Standard third party imports

dsimcha dsimcha at yahoo.com
Sat Nov 13 09:54:26 PST 2010


== Quote from Adam D. Ruppe (destructionator at gmail.com)'s article
> I'm wondering, would be be a good idea to add some .di files to the standard
> distribution, or easily accessible next to it, for some common third party C
> libraries?
> For example, I used import sdl.SDL in another thread yesterday to quickly port
> a C toy, but most people probably can't do that since they don't have the same
> collection of interface files I have.
> There's other times where I write an extern(C) {} block myself with the
> prototypes I use (actually this is common for me) but that's a pain if the C
> function needs a lot of #defines, structs, etc. A nice group of common imports
> would be, well, nice.
> I'm not talking about wrappers, just interfaces. So
> import etc.c.sdl.SDL;
> Then use it C style: SDL_namehere and manual freeing, etc. You can use that
> directly, or if you want to, wrap it in D.
> Do that for a handful of common libraries. SDL, curl, mysql, a few others. On
> Windows, perhaps provide the .lib files for linking to the DLL as well so
> people don't have to track that down. (This doesn't require the inclusion of
> any code either. It's just a function list.)
> What it will *not* include is the actual libraries themselves. Nothing needs
> to actually be compiled into Phobos. It's just a convenient interface to some
> common C functions, like we provide to the operating system.

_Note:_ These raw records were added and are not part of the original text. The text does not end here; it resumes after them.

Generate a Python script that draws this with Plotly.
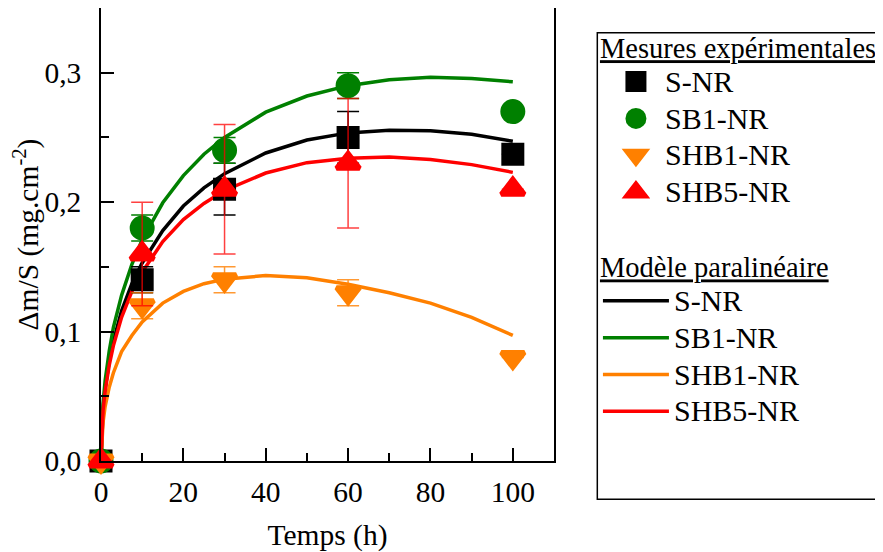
import plotly.graph_objects as go

# Experimental measurements
t_exp = [0, 10, 30, 60, 100]
s_nr = [0, 0.14, 0.21, 0.25, 0.237]
s_nr_err = [0, 0.01, 0.02, 0.02, 0]
sb1_nr = [0, 0.18, 0.24, 0.29, 0.27]
sb1_nr_err = [0, 0.01, 0.01, 0.01, 0]
shb1_nr = [0, 0.12, 0.14, 0.13, 0.08]
shb1_nr_err = [0, 0.01, 0.01, 0.01, 0]
shb5_nr = [0, 0.16, 0.21, 0.23, 0.21]
shb5_nr_err = [0, 0.04, 0.05, 0.05, 0]

# Paralinear model curves
t_mod = [0, 0.5, 1, 2, 3, 5, 7.5, 10, 15, 20, 25, 30, 40, 50, 60, 70, 80, 90, 100]
m_s_nr = [0, 0.040, 0.056, 0.077, 0.0925, 0.116, 0.137, 0.153, 0.178, 0.197, 0.211, 0.222,
          0.238, 0.248, 0.2535, 0.2555, 0.2552, 0.2525, 0.247]
m_sb1_nr = [0, 0.0445, 0.062, 0.085, 0.103, 0.128, 0.152, 0.171, 0.1995, 0.2205, 0.237, 0.250,
            0.2695, 0.282, 0.290, 0.2945, 0.2965, 0.2955, 0.293]
m_shb1_nr = [0, 0.030, 0.042, 0.057, 0.068, 0.0845, 0.097, 0.1075, 0.122, 0.131, 0.137, 0.1405,
             0.1433, 0.1415, 0.1365, 0.130, 0.122, 0.111, 0.097]
m_shb5_nr = [0, 0.039, 0.054, 0.074, 0.089, 0.111, 0.131, 0.146, 0.1695, 0.1865, 0.199, 0.209,
             0.2225, 0.2305, 0.234, 0.2348, 0.233, 0.229, 0.223]

names = ["S-NR", "SB1-NR", "SHB1-NR", "SHB5-NR"]
colors = ["#000000", "#008000", "#ff8000", "#ff0000"]
err_colors = ["#000000", "#008000", "rgba(255,128,0,0.8)", "rgba(255,0,0,0.75)"]
symbols = ["square", "circle", "triangle-down", "triangle-up"]
msizes = [18, 20, 20, 20]
exp_vals = [s_nr, sb1_nr, shb1_nr, shb5_nr]
exp_errs = [s_nr_err, sb1_nr_err, shb1_nr_err, shb5_nr_err]
mod_vals = [m_s_nr, m_sb1_nr, m_shb1_nr, m_shb5_nr]

FONT = "Liberation Serif"
FS = 29.5
LEG_TITLE_FS = 28.5


def leg_label(s):
    return '<span style="font-size:30px">' + s + '</span>'


fig = go.Figure()

for name, col, vals in zip(names, colors, mod_vals):
    fig.add_trace(go.Scatter(
        x=t_mod, y=vals, mode="lines", name=leg_label(name),
        line=dict(color=col, width=3.5), legend="legend2",
        cliponaxis=False,
    ))

for name, col, ecol, sym, ms, vals, errs in zip(names, colors, err_colors, symbols, msizes, exp_vals, exp_errs):
    fig.add_trace(go.Scatter(
        x=t_exp, y=vals, mode="markers", name=leg_label(name),
        marker=dict(symbol=sym, size=ms, color=col, line=dict(color=col, width=5)),
        error_y=dict(type="data", array=errs, visible=True, color=ecol, thickness=1.5, width=11),
        legend="legend", cliponaxis=False,
    ))

axis_common = dict(
    showline=True, linecolor="black", linewidth=1.5, mirror=True,
    ticks="inside", ticklen=13, tickwidth=1.5, tickcolor="black",
    showgrid=False, zeroline=False,
    tickfont=dict(family=FONT, size=FS, color="black"),
)

fig.update_xaxes(
    range=[0, 110], dtick=20, tick0=0,
    minor=dict(ticks="inside", ticklen=8, tickwidth=1.5, tickcolor="black", dtick=10),
    title=dict(text="Temps (h)", font=dict(family=FONT, size=FS), standoff=24),
    ticklabelstandoff=4,
    **axis_common,
)
fig.update_yaxes(
    range=[0, 0.35], dtick=0.1, tick0=0, tickformat=".1f",
    minor=dict(ticks="inside", ticklen=8, tickwidth=1.5, tickcolor="black", dtick=0.05),
    title=dict(text="Δm/S (mg.cm<sup>-2</sup>)", font=dict(family=FONT, size=FS), standoff=5),
    ticklabelstandoff=12,
    **axis_common,
)

fig.update_layout(
    width=875, height=544,
    margin=dict(l=93, r=329, t=0, b=91, autoexpand=False),
    plot_bgcolor="white", paper_bgcolor="white",
    font=dict(family=FONT, size=FS, color="black"),
    separators=", ",
    showlegend=True,
    legend=dict(
        x=1.097, y=0.971, xanchor="left", yanchor="top",
        title=dict(text="<u>Mesures expérimentales</u>", font=dict(family=FONT, size=LEG_TITLE_FS)),
        font=dict(family=FONT, size=26), bgcolor="rgba(0,0,0,0)", borderwidth=0,
        itemwidth=48, indentation=9, tracegroupgap=0,
    ),
    legend2=dict(
        x=1.097, y=0.487, xanchor="left", yanchor="top",
        title=dict(text="<u>Modèle paralinéaire</u>", font=dict(family=FONT, size=LEG_TITLE_FS)),
        font=dict(family=FONT, size=26), bgcolor="rgba(0,0,0,0)", borderwidth=0,
        itemwidth=66, tracegroupgap=0,
    ),
    shapes=[dict(
        type="rect", xref="paper", yref="paper",
        x0=1.0956, x1=1.75, y0=-0.0844, y1=0.9456,
        line=dict(color="black", width=1.5), fillcolor="rgba(0,0,0,0)", layer="above",
    )],
)

fig.write_html("out.html")
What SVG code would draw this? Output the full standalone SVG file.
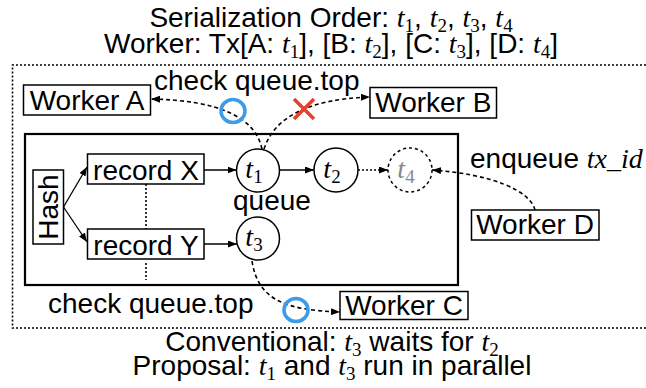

Being just
> headers, the source is included by definition and no code of it whatsoever is
> compiled into Phobos itself, so it wouldn't taint anything else. (indeed,
> phobos2.lib shouldn't change /at all/ by the inclusion of these files in the
> proposed etc branch).
> We'd still have pure Boost/public domain binaries with the standard
> distribution while making more libraries a wee bit more accessible.
> What do you think?

One question here is, what's the copyright status of header files and their .di
translations?  I would guess, though IANAL and could easily be wrong, that header
declarations (struct layouts, function prototypes, in general things where there's
no actual implementation code) aren't sufficiently original to be copyrightable.
If anyone knows for sure, please speak up.